On frequently travelled waterways, it's essential for vessel operators and local authorities to have maps of both bottom and shoreline features. A newly adapted autonomous watercraft could soon make the creation of such maps easier than ever before.
As things currently stand, trained technicians working aboard specially equipped vessels must manually map the bottom and coastal topography of harbors, lakes and rivers.
The resulting maps help keep ships from running aground, plus they provide an insight into the manner in which various underwater and shoreline features change over time. For these reasons, it's important that the maps be regularly updated – the more frequently, the better.
In order to help that happen, scientists from Germany's Fraunhofer Institute of Optronics, System Technologies and Image Exploitation have significantly modified an existing commercially available unmanned surface vessel (USV), allowing it to do the actual mapping of waterways all on its own.

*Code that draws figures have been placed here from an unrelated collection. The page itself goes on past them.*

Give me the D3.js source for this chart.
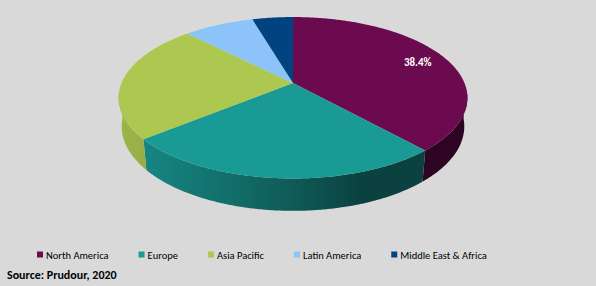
<!DOCTYPE html>
<html>
<head>
<meta charset="utf-8">
<script src="https://cdn.jsdelivr.net/npm/d3@7"></script>
<style>
  html, body { margin: 0; padding: 0; background: #d9d9d9; }
  svg { display: block; font-family: Carlito, Lato, "Open Sans", sans-serif; }
</style>
</head>
<body>
<div class="chart"></div>
<script>
// data
const regions = ['North America', 'Europe', 'Asia Pacific', 'Latin America', 'Middle East & Africa']
const shares = [38.4, 25.6, 23.7, 7.8, 4.5]
const colors = ['#6b0a4e', '#199a95', '#adc851', '#8cc4f9', '#014281']
const labelled = ['38.4%', '', '', '', '']
const source = 'Source: Prudour, 2020'

let width = 596
let height = 286

let svg = d3.select('.chart')
.append('svg')
.attr('width', width)
.attr('height', height)

let defs = svg.append('defs')

// 3d projection of the pie disc (excel style perspective)
const cx = 293, cy = 83
const f = 835, D = 4.87
const s = 0.455, c = 0.8905
const H = 0.188

const proj = (theta, r, h) => {
	let x = r * Math.sin(theta)
	let z = r * Math.cos(theta)
	let v = h * c + z * s
	let w = D + z * c - h * s
	return [cx + f * x / w, cy - f * v / w]
}

let pie = d3.pie().sort(null).value(d => d)
let arcs = pie(shares)

const step = Math.PI / 360
const deg = Math.PI / 180

// light coming from the left
const shade = (col, theta) => {
	let b = 0.42 + 0.48 * Math.max(0, Math.cos(theta - 250 * deg))
	let k = d3.rgb(col)
	return d3.rgb(k.r * b, k.g * b, k.b * b).formatHex()
}

// front side walls, only the part facing the viewer
let walls = arcs.map((a, i) => {
	let t1 = Math.max(a.startAngle, 95 * deg)
	let t2 = Math.min(a.endAngle, 265 * deg)
	return { i: i, t1: t1, t2: t2 }
}).filter(w => w.t2 > w.t1)

walls.forEach(w => {
	let x1 = proj(w.t1, 1, 0)[0]
	let x2 = proj(w.t2, 1, 0)[0]
	let g = defs.append('linearGradient')
	.attr('id', 'wall' + w.i)
	.attr('gradientUnits', 'userSpaceOnUse')
	.attr('x1', x1).attr('x2', x2)
	.attr('y1', 0).attr('y2', 0)
	let n = 12
	d3.range(n + 1).forEach(k => {
		let t = w.t1 + (w.t2 - w.t1) * k / n
		let off = (proj(t, 1, 0)[0] - x1) / (x2 - x1)
		g.append('stop')
		.attr('offset', Math.max(0, Math.min(1, off)))
		.attr('stop-color', shade(colors[w.i], t))
	})
})

svg.append('g')
.selectAll('path')
.data(walls)
.enter()
.append('path')
.attr('d', w => {
	let n = Math.max(2, Math.ceil((w.t2 - w.t1) / step))
	let top = [], bot = []
	for (let k = 0; k <= n; k++) {
		let t = w.t1 + (w.t2 - w.t1) * k / n
		top.push(proj(t, 1, 0))
		bot.push(proj(t, 1, -H))
	}
	return 'M' + top.concat(bot.reverse()).join('L') + 'Z'
})
.attr('fill', w => 'url(#wall' + w.i + ')')

// top faces
svg.append('g')
.selectAll('path')
.data(arcs)
.enter()
.append('path')
.attr('d', a => {
	let pts = [proj(0, 0, 0)]
	let n = Math.max(2, Math.ceil((a.endAngle - a.startAngle) / step))
	for (let k = 0; k <= n; k++) {
		pts.push(proj(a.startAngle + (a.endAngle - a.startAngle) * k / n, 1, 0))
	}
	return 'M' + pts.join('L') + 'Z'
})
.attr('fill', (a, i) => colors[i])

// data label
svg.append('g')
.selectAll('text')
.data(arcs.filter((a, i) => labelled[i]))
.enter()
.append('text')
.attr('x', a => proj((a.startAngle + a.endAngle) / 2, 0.8, 0)[0] + 3)
.attr('y', a => proj((a.startAngle + a.endAngle) / 2, 0.8, 0)[1] + 4)
.attr('text-anchor', 'middle')
.attr('fill', '#fff')
.attr('font-weight', 'bold')
.attr('font-size', '11px')
.text(a => labelled[a.index])

// legend
let legend = svg.append('g')
let lx = 37
regions.forEach((r, i) => {
	legend.append('rect')
	.attr('x', lx)
	.attr('y', 251.5)
	.attr('width', 6)
	.attr('height', 6)
	.attr('fill', colors[i])
	let t = legend.append('text')
	.attr('x', lx + 9)
	.attr('y', 258.5)
	.attr('font-size', '10.5px')
	.attr('fill', '#000')
	.text(r)
	lx += 9 + t.node().getComputedTextLength() + 30
})

svg.append('text')
.attr('x', 7)
.attr('y', 278.5)
.attr('font-size', '12px')
.attr('font-weight', 'bold')
.attr('fill', '#000')
.text(source)
</script>
</body>
</html>
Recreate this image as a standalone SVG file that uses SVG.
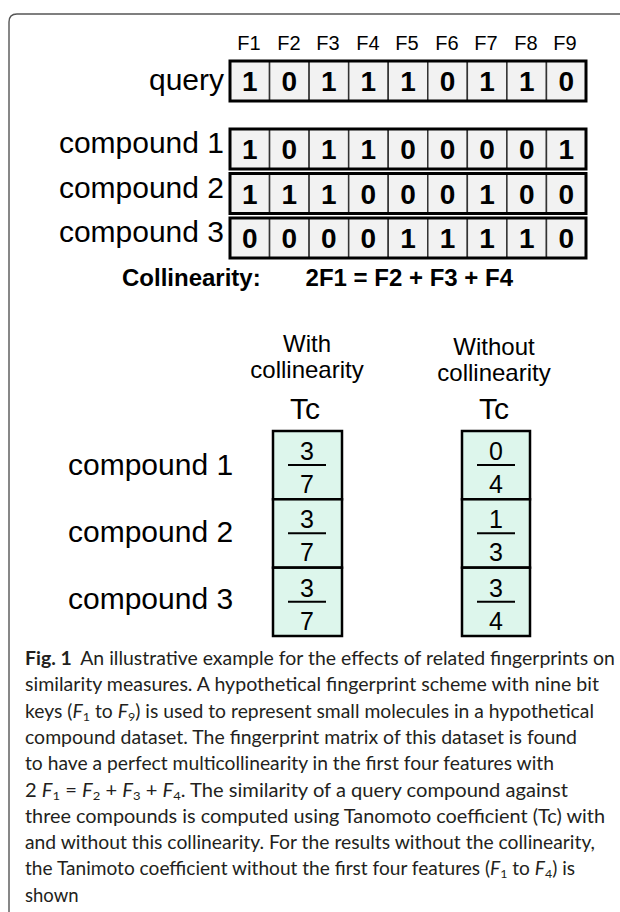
<svg xmlns="http://www.w3.org/2000/svg" width="620" height="912" viewBox="0 0 620 912">
  <style>
    .lbl { font-family: "Liberation Sans", Arial, sans-serif; fill: #000; }
    .feat { font-size: 20px; text-anchor: middle; }
    .row { font-size: 30px; text-anchor: end; }
    .bit { font-size: 28px; font-weight: bold; text-anchor: middle; }
    .cell { fill: #f2f2f2; stroke: #333; stroke-width: 1.5; }
    .outline { fill: none; stroke: #000; stroke-width: 3; }
    .tcbox { fill: #ddf6ec; stroke: #000; stroke-width: 2.5; }
    .frac { font-size: 25px; text-anchor: middle; }
    .bar { stroke: #000; stroke-width: 2; }
    .head { font-size: 24px; text-anchor: middle; }
    .tc { font-size: 30px; text-anchor: middle; }
    .cap { font-family: Lato, "Open Sans", sans-serif; font-size: 18.5px; fill: #231f20; }
    .sub { font-size: 12px; }
  </style>

  <!-- panel frame -->
  <path d="M9,912 V22 Q9,14 17,14 H620" fill="none" stroke="#555" stroke-width="1.4"/>

  <!-- feature header -->
  <g id="features" class="lbl feat">
    <text x="249" y="50">F1</text>
    <text x="289" y="50">F2</text>
    <text x="328" y="50">F3</text>
    <text x="368" y="50">F4</text>
    <text x="407" y="50">F5</text>
    <text x="447" y="50">F6</text>
    <text x="486" y="50">F7</text>
    <text x="526" y="50">F8</text>
    <text x="565" y="50">F9</text>
  </g>

  <defs>
    <g id="cells9">
      <rect class="cell" x="0" y="0" width="39.56" height="40"/>
      <rect class="cell" x="39.56" y="0" width="39.56" height="40"/>
      <rect class="cell" x="79.11" y="0" width="39.56" height="40"/>
      <rect class="cell" x="118.67" y="0" width="39.56" height="40"/>
      <rect class="cell" x="158.22" y="0" width="39.56" height="40"/>
      <rect class="cell" x="197.78" y="0" width="39.56" height="40"/>
      <rect class="cell" x="237.33" y="0" width="39.56" height="40"/>
      <rect class="cell" x="276.89" y="0" width="39.56" height="40"/>
      <rect class="cell" x="316.44" y="0" width="39.56" height="40"/>
      <rect class="outline" x="0" y="0" width="356" height="40"/>
    </g>
  </defs>

  <!-- fingerprint rows -->
  <g id="query">
    <text class="lbl row" x="224" y="90">query</text>
    <use href="#cells9" x="230" y="61"/>
    <g class="lbl bit">
      <text x="249.8" y="91">1</text><text x="289.3" y="91">0</text><text x="328.9" y="91">1</text>
      <text x="368.4" y="91">1</text><text x="408" y="91">1</text><text x="447.6" y="91">0</text>
      <text x="487.1" y="91">1</text><text x="526.7" y="91">1</text><text x="566.2" y="91">0</text>
    </g>
  </g>

  <g id="compound1">
    <text class="lbl row" x="224" y="153">compound 1</text>
    <use href="#cells9" x="230" y="129"/>
    <g class="lbl bit">
      <text x="249.8" y="159">1</text><text x="289.3" y="159">0</text><text x="328.9" y="159">1</text>
      <text x="368.4" y="159">1</text><text x="408" y="159">0</text><text x="447.6" y="159">0</text>
      <text x="487.1" y="159">0</text><text x="526.7" y="159">0</text><text x="566.2" y="159">1</text>
    </g>
  </g>

  <g id="compound2">
    <text class="lbl row" x="224" y="197.5">compound 2</text>
    <use href="#cells9" x="230" y="173.5"/>
    <g class="lbl bit">
      <text x="249.8" y="203.5">1</text><text x="289.3" y="203.5">1</text><text x="328.9" y="203.5">1</text>
      <text x="368.4" y="203.5">0</text><text x="408" y="203.5">0</text><text x="447.6" y="203.5">0</text>
      <text x="487.1" y="203.5">1</text><text x="526.7" y="203.5">0</text><text x="566.2" y="203.5">0</text>
    </g>
  </g>

  <g id="compound3">
    <text class="lbl row" x="224" y="242">compound 3</text>
    <use href="#cells9" x="230" y="218"/>
    <g class="lbl bit">
      <text x="249.8" y="248">0</text><text x="289.3" y="248">0</text><text x="328.9" y="248">0</text>
      <text x="368.4" y="248">0</text><text x="408" y="248">1</text><text x="447.6" y="248">1</text>
      <text x="487.1" y="248">1</text><text x="526.7" y="248">1</text><text x="566.2" y="248">0</text>
    </g>
  </g>

  <!-- collinearity relation -->
  <g id="collinearity" class="lbl" font-size="24" font-weight="bold">
    <text x="122" y="286">Collinearity:</text>
    <text x="513" y="286" text-anchor="end">2F1 = F2 + F3 + F4</text>
  </g>

  <!-- Tanimoto table: row labels -->
  <g id="tc-rows" class="lbl" font-size="30">
    <text x="68" y="475">compound 1</text>
    <text x="68" y="542">compound 2</text>
    <text x="68" y="609">compound 3</text>
  </g>

  <!-- with collinearity column -->
  <g id="tc-with">
    <text class="lbl head" x="307" y="352">With</text>
    <text class="lbl head" x="307" y="378">collinearity</text>
    <text class="lbl tc" x="305" y="419">Tc</text>
    <rect class="tcbox" x="273" y="431" width="69" height="68.3"/>
    <rect class="tcbox" x="273" y="499.3" width="69" height="68.3"/>
    <rect class="tcbox" x="273" y="567.7" width="69" height="68.3"/>
    <g class="lbl frac">
      <text x="307" y="460">3</text><line class="bar" x1="288" y1="465" x2="326" y2="465"/><text x="307" y="493">7</text>
      <text x="307" y="528.3">3</text><line class="bar" x1="288" y1="533.3" x2="326" y2="533.3"/><text x="307" y="561.3">7</text>
      <text x="307" y="596.7">3</text><line class="bar" x1="288" y1="601.7" x2="326" y2="601.7"/><text x="307" y="629.7">7</text>
    </g>
  </g>

  <!-- without collinearity column -->
  <g id="tc-without">
    <text class="lbl head" x="494" y="355">Without</text>
    <text class="lbl head" x="494" y="381">collinearity</text>
    <text class="lbl tc" x="494" y="419">Tc</text>
    <rect class="tcbox" x="462" y="431" width="68" height="68.3"/>
    <rect class="tcbox" x="462" y="499.3" width="68" height="68.3"/>
    <rect class="tcbox" x="462" y="567.7" width="68" height="68.3"/>
    <g class="lbl frac">
      <text x="496" y="460">0</text><line class="bar" x1="477" y1="465" x2="515" y2="465"/><text x="496" y="493">4</text>
      <text x="496" y="528.3">1</text><line class="bar" x1="477" y1="533.3" x2="515" y2="533.3"/><text x="496" y="561.3">3</text>
      <text x="496" y="596.7">3</text><line class="bar" x1="477" y1="601.7" x2="515" y2="601.7"/><text x="496" y="629.7">4</text>
    </g>
  </g>

  <!-- caption -->
  <g id="caption" class="cap">
    <text x="25" y="665" textLength="590" lengthAdjust="spacingAndGlyphs"><tspan font-weight="bold">Fig. 1</tspan><tspan dx="8">An illustrative example for the effects of related fingerprints on</tspan></text>
    <text x="25" y="691.3" textLength="574" lengthAdjust="spacingAndGlyphs">similarity measures. A hypothetical fingerprint scheme with nine bit</text>
    <text x="25" y="717.6" textLength="569" lengthAdjust="spacingAndGlyphs">keys (<tspan font-style="italic">F</tspan><tspan class="sub" dy="3">1</tspan><tspan dy="-3"> to </tspan><tspan font-style="italic">F</tspan><tspan class="sub" dy="3">9</tspan><tspan dy="-3">) is used to represent small molecules in a hypothetical</tspan></text>
    <text x="25" y="743.9" textLength="552" lengthAdjust="spacingAndGlyphs">compound dataset. The fingerprint matrix of this dataset is found</text>
    <text x="25" y="770.2" textLength="529" lengthAdjust="spacingAndGlyphs">to have a perfect multicollinearity in the first four features with</text>
    <text x="25" y="796.5" textLength="543" lengthAdjust="spacingAndGlyphs">2 <tspan font-style="italic">F</tspan><tspan class="sub" dy="3">1</tspan><tspan dy="-3"> = </tspan><tspan font-style="italic">F</tspan><tspan class="sub" dy="3">2</tspan><tspan dy="-3"> + </tspan><tspan font-style="italic">F</tspan><tspan class="sub" dy="3">3</tspan><tspan dy="-3"> + </tspan><tspan font-style="italic">F</tspan><tspan class="sub" dy="3">4</tspan><tspan dy="-3">. The similarity of a query compound against</tspan></text>
    <text x="25" y="822.8" textLength="580" lengthAdjust="spacingAndGlyphs">three compounds is computed using Tanomoto coefficient (Tc) with</text>
    <text x="25" y="849.1" textLength="570" lengthAdjust="spacingAndGlyphs">and without this collinearity. For the results without the collinearity,</text>
    <text x="25" y="875.4" textLength="550" lengthAdjust="spacingAndGlyphs">the Tanimoto coefficient without the first four features (<tspan font-style="italic">F</tspan><tspan class="sub" dy="3">1</tspan><tspan dy="-3"> to </tspan><tspan font-style="italic">F</tspan><tspan class="sub" dy="3">4</tspan><tspan dy="-3">) is</tspan></text>
    <text x="25" y="901.7">shown</text>
  </g>
</svg>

Users start by specifying the geographical area to be mapped, on the software that controls the vessel. That software then calculates a surface route which will cover that area, which the USV proceeds to autonomously follow. It's guided along that route by GPS, accelerometers and a sensor known as a doppler velocity log, which utilizes downward-projected acoustic pulses to estimate velocity relative to the sea (or lake, or river) bottom.
The vessel additionally utilizes a multi-beam sonar system to create a three-dimensional map of the bottom, while simultaneously using above-water lasers and cameras to 3D-map the shoreline. The lasers and cameras are also used to spot and avoid surface obstacles, such as other watercraft, which will not be included in the final map.
Successful testing of an operational prototype has already taken place in several different lakes.
"Currently, manual surveys are only conducted every one or two years and provide far less accurate results than our comprehensive 3D models, so the condition of the waterways is not optimally captured," said Fraunhofer's Dr. Janko Petereit. "Our semi-automatic navigation system offers a cost-effective alternative to current surveying methods."